Está triste Venecia: claro, ha perdido más de la mitad de población, la vida es más cara de la cuenta, de lo que debería; y los vecinos se quejan de la brutal invasión que sufren y que ha alterado su vida, hasta el extremo que declaran que ese fue el motivo de que más de la mitad de su censo de residentes se marchara, y lo que provoca su escepticismo respecto a los planes de recuperarlos, al menos en parte. Pero aun hay más, la queja es que buena parte de los veintitantos millones de visitantes anuales llegan en algún medio de transporte, hacen las consabidas fotos para decir que allí han estado, y se marchan por la tarde con viento no muy fresco -eso pensaría el sudoroso von Aschenbach (1)-, y prácticamente sin haber aliviado la bolsa. Eso sí, la dejan -a Venecia- en un estado no muy presentable, parece que ese tipo de visitante es puerco en toda latitud.

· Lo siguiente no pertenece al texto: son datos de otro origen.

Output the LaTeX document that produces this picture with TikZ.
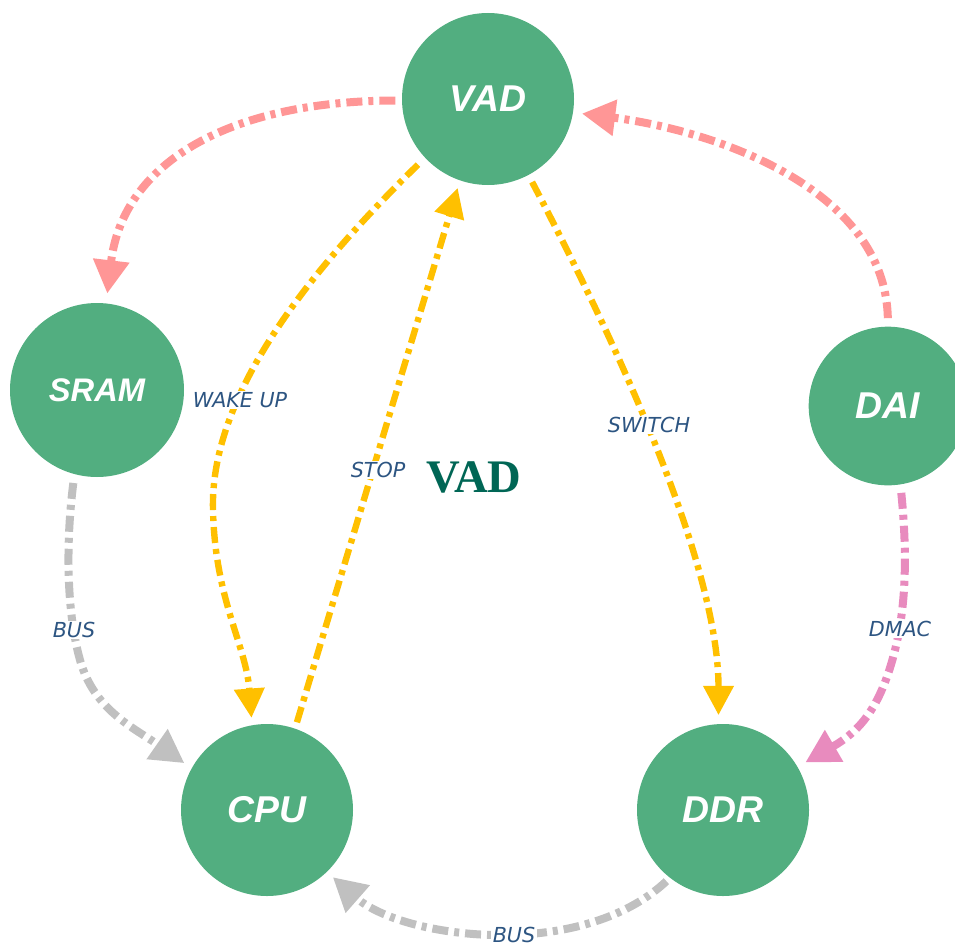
\documentclass[tikz,border=0pt]{standalone}
\usepackage{fontspec}
\setmainfont{Liberation Serif}
\newfontfamily\nodefont{Liberation Sans}
\newfontfamily\labfont{DejaVu Sans}
\usetikzlibrary{arrows.meta}
\definecolor{ngreen}{RGB}{82,174,128}
\definecolor{lpink}{RGB}{255,150,150}
\definecolor{lorange}{RGB}{255,192,0}
\definecolor{lmagenta}{RGB}{232,139,190}
\definecolor{lgray}{RGB}{192,192,192}
\definecolor{labblue}{RGB}{45,85,130}
\definecolor{titlegreen}{RGB}{0,102,85}
\tikzset{
  stnode/.style={circle, fill=ngreen, inner sep=0pt, outer sep=0pt, text=white,
    font=\nodefont\bfseries\itshape\fontsize{28}{30}\selectfont},
  flowthick/.style={line width=6pt, dash pattern=on 12pt off 4.5pt on 3.75pt off 4.5pt,
    -{Triangle[length=25pt,width=26pt]}},
  flowthin/.style={line width=4.8pt, dash pattern=on 12pt off 4.5pt on 3.75pt off 4.5pt,
    -{Triangle[length=22pt,width=22pt]}},
  edgelab/.style={fill=white, inner sep=1pt, text=labblue,
    font=\labfont\itshape\fontsize{15.5}{17}\selectfont},
}
\begin{document}
\begin{tikzpicture}[x=0.75pt,y=-0.75pt]
\useasboundingbox (0,0) rectangle (955,945);
% nodes
\node[stnode, minimum size=129pt] (vad) at (488,99) {VAD};
\node[stnode, minimum size=130.5pt, font=\nodefont\bfseries\itshape\fontsize{24.5}{26}\selectfont] (sram) at (97,390) {SRAM};
\node[stnode, minimum size=119pt] (dai) at (888,406) {DAI};
\node[stnode, minimum size=129pt] (cpu) at (267,810) {CPU};
\node[stnode, minimum size=129pt] (ddr) at (723,810) {DDR};
% connectors
\draw[flowthick, lpink, shorten <=5pt, shorten >=7.5pt]
  (vad.181) .. controls (230,101) and (123,162) .. (sram.84);
\draw[flowthick, lpink, shorten <=6.4pt, shorten >=6.75pt]
  (dai.90) .. controls (885,188) and (714,130.5) .. (vad.351.5);
\draw[flowthin, lorange, shorten <=7.5pt, shorten >=5.6pt]
  (vad.223.3) .. controls (300,280) and (210,400) .. (213,510)
  .. controls (215,600) and (246,645) .. (cpu.100.5);
\draw[flowthin, lorange, shorten <=5pt, shorten >=6pt]
  (cpu.71.8) -- (vad.251.4);
\draw[flowthin, lorange, shorten <=6pt, shorten >=6.75pt]
  (vad.298.5) .. controls (610,330) and (718.5,560) .. (ddr.93);
\draw[flowthick, lmagenta, shorten <=6.4pt, shorten >=6.75pt]
  (dai.279) .. controls (908,560) and (905,610) .. (895,650)
  .. controls (880,710) and (858,732) .. (ddr.30.3);
\draw[flowthick, lgray, shorten <=6.75pt, shorten >=6.75pt]
  (sram.255) .. controls (66,540) and (66,610) .. (80,660)
  .. controls (94,710) and (133.6,727.6) .. (cpu.151.8);
\draw[flowthick, lgray, shorten <=3.75pt, shorten >=6pt]
  (ddr.232) .. controls (580,962) and (402.7,938.5) .. (cpu.314.6);
% labels
\node[edgelab] (lwake) at (240,400) {WAKE UP};
\node[edgelab] (lstop) at (378,470) {STOP};
\node[edgelab] (lswitch) at (649,425) {SWITCH};
\node[edgelab] (ldmac) at (900,629) {DMAC};
\node[edgelab] (lbus1) at (74,630) {BUS};
\node[edgelab] (lbus2) at (514,935) {BUS};
\node[text=titlegreen, font=\bfseries\fontsize{35}{37}\selectfont, inner sep=0pt] (title) at (474,477) {VAD};
\end{tikzpicture}
\end{document}
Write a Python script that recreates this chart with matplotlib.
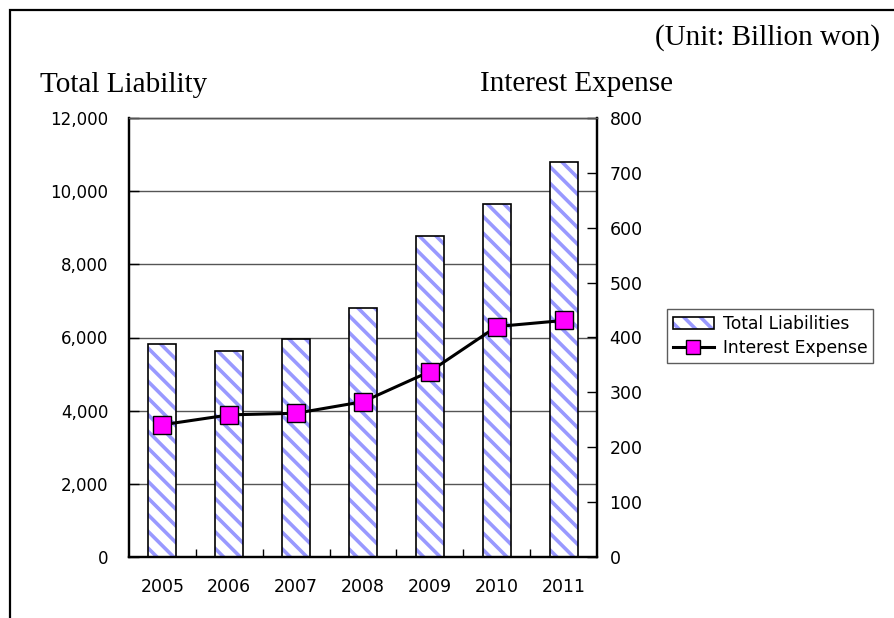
import matplotlib
matplotlib.use("Agg")
import matplotlib.pyplot as plt
from matplotlib.patches import Patch, Rectangle
from matplotlib.lines import Line2D
import numpy as np

years = ["2005", "2006", "2007", "2008", "2009", "2010", "2011"]
total_liabilities = [5820, 5630, 5970, 6810, 8780, 9650, 10810]
interest_expense = [241, 259, 262, 283, 338, 420, 431]
left_ticks = [0, 2000, 4000, 6000, 8000, 10000, 12000]
right_ticks = [0, 100, 200, 300, 400, 500, 600, 700, 800]

plt.rcParams['hatch.linewidth'] = 2.6
plt.rcParams['font.family'] = ['DejaVu Sans']

fig = plt.figure(figsize=(8.95, 6.18), dpi=100)
W, H = 895, 618
ax = fig.add_axes([129 / W, 1 - 557 / H, 468 / W, 439 / H])
ax2 = ax.twinx()

x = np.arange(len(years))
bw = 0.42
hatch_color = '#9999FF'
ax.bar(x, total_liabilities, width=bw, color='white', edgecolor=hatch_color,
       hatch='\\\\', linewidth=0, zorder=2)
ax.bar(x, total_liabilities, width=bw, fill=False, edgecolor='black',
       linewidth=1.2, zorder=3)

ax.set_xlim(-0.5, len(years) - 0.5)
ax.set_ylim(0, 12000)
ax.set_yticks(left_ticks)
ax.set_yticklabels([f"{v:,}" for v in left_ticks])
ax.yaxis.grid(True, color='#555555', linewidth=1.0, zorder=1)
ax.set_axisbelow(True)
ax.set_xticks(x)
ax.set_xticklabels(years)
ax.set_xticks(np.arange(0.5, len(years) - 1, 1.0), minor=True)
ax.tick_params(axis='x', which='major', length=0, pad=15, labelsize=12.5)
ax.tick_params(axis='x', which='minor', direction='in', length=6, width=1)
ax.tick_params(axis='y', direction='in', length=7, width=1, pad=15, labelsize=12)

ax2.plot(x, interest_expense, color='black', linewidth=2.2, marker='s',
         markersize=13, markerfacecolor='#FF00FF', markeredgecolor='black',
         markeredgewidth=1.0, zorder=5)
ax2.set_ylim(0, 800)
ax2.set_yticks(right_ticks)
ax2.tick_params(axis='y', direction='in', length=7, width=1, pad=9, labelsize=12.5)

for a in (ax, ax2):
    a.spines['top'].set_color('#555555')
    a.spines['top'].set_linewidth(1.0)
    for s in ('left', 'right', 'bottom'):
        a.spines[s].set_linewidth(1.6)
        a.spines[s].set_color('black')
ax2.patch.set_visible(False)

serif = ['Liberation Serif', 'DejaVu Serif']
fig.text(880 / W, 1 - 38 / H, "(Unit: Billion won)", ha='right', va='center',
         fontsize=21, family=serif)
fig.text(40 / W, 1 - 85 / H, "Total Liability", ha='left', va='center',
         fontsize=21, family=serif)
fig.text(480 / W, 1 - 84 / H, "Interest Expense", ha='left', va='center',
         fontsize=21, family=serif)

h1 = (Patch(facecolor='white', edgecolor=hatch_color, hatch='\\\\', linewidth=0),
      Patch(fill=False, edgecolor='black', linewidth=1.2))
h2 = Line2D([], [], color='black', linewidth=2.2, marker='s', markersize=10,
            markerfacecolor='#FF00FF', markeredgecolor='black', markeredgewidth=1.0)
leg = fig.legend([h1, h2], ["Total Liabilities", "Interest Expense"],
                 loc='upper left', bbox_to_anchor=(667 / W, 1 - 309 / H),
                 frameon=True, fancybox=False, edgecolor='#333333',
                 fontsize=12.3, handlelength=2.4, handletextpad=0.5,
                 borderpad=0.35, labelspacing=0.35, borderaxespad=0)
leg.get_frame().set_linewidth(1.0)

fig.patches.append(Rectangle((10 / W, -0.1), 1.2, 1 - 10 / H + 0.1,
                             transform=fig.transFigure, fill=False,
                             edgecolor='black', linewidth=1.6, figure=fig))

fig.savefig("out.png", dpi=100)
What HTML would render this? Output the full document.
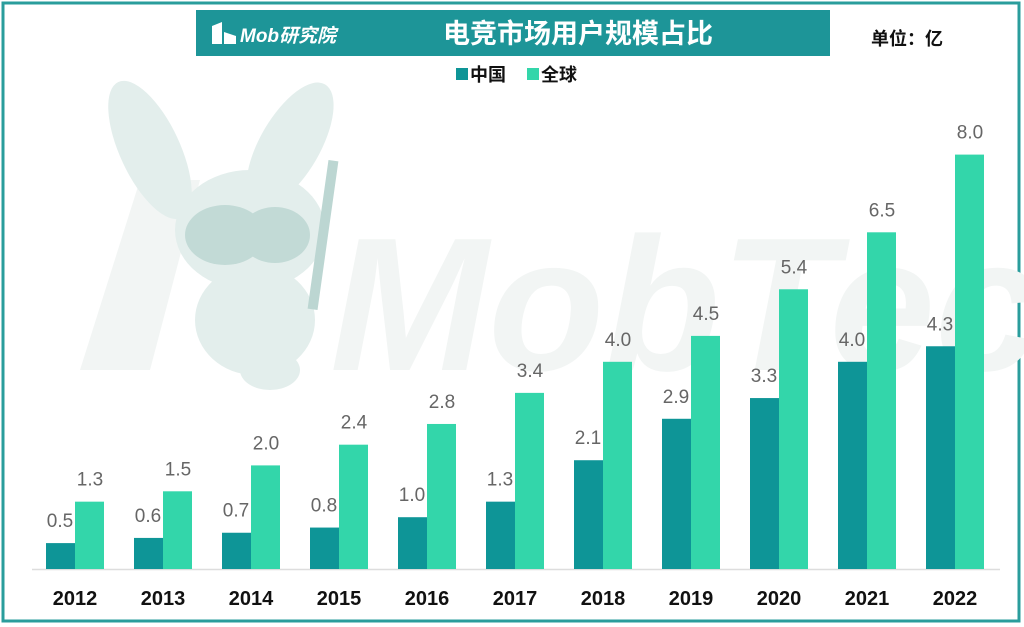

El caso es que la cosa no responde a una opinión baladí, ayer mismo fue el resultado de un brillante trabajo realizado por Ana Blanco y Lorenzo Milá sobre lo que más allá de El Pito, ya aparece como un lugar común y, para los atribulados pequeños empresarios entrevistados, una realidad inexorable e irreversible. Sus pequeños negocios de índole diversa están siendo barridos por tiendas de souvenirs, a no mucho tardar, chinos. Nada de Murano.
En fin, el mal olor -que ni el mismísimo Luchino, el Visconti, quiso disimular- va en aumento... así que una administración hipócrita declaraba: el interés por estudiar las acciones que pudieran ayudar, etc, etc.
De manera que, el pobre ciudadano se queda perplejo de compartir problemas con la capital mundial del turismo y, al parecer, la misma imposibilidad de embridarlos -tan comunes- ni aún estando a tiempo. Ya lo decía Don Jacinto, aquél de los intereses...
¡...dita, sea!
(1) Protagonista de Muerte en Venecia. (2) Visconti, director de la película.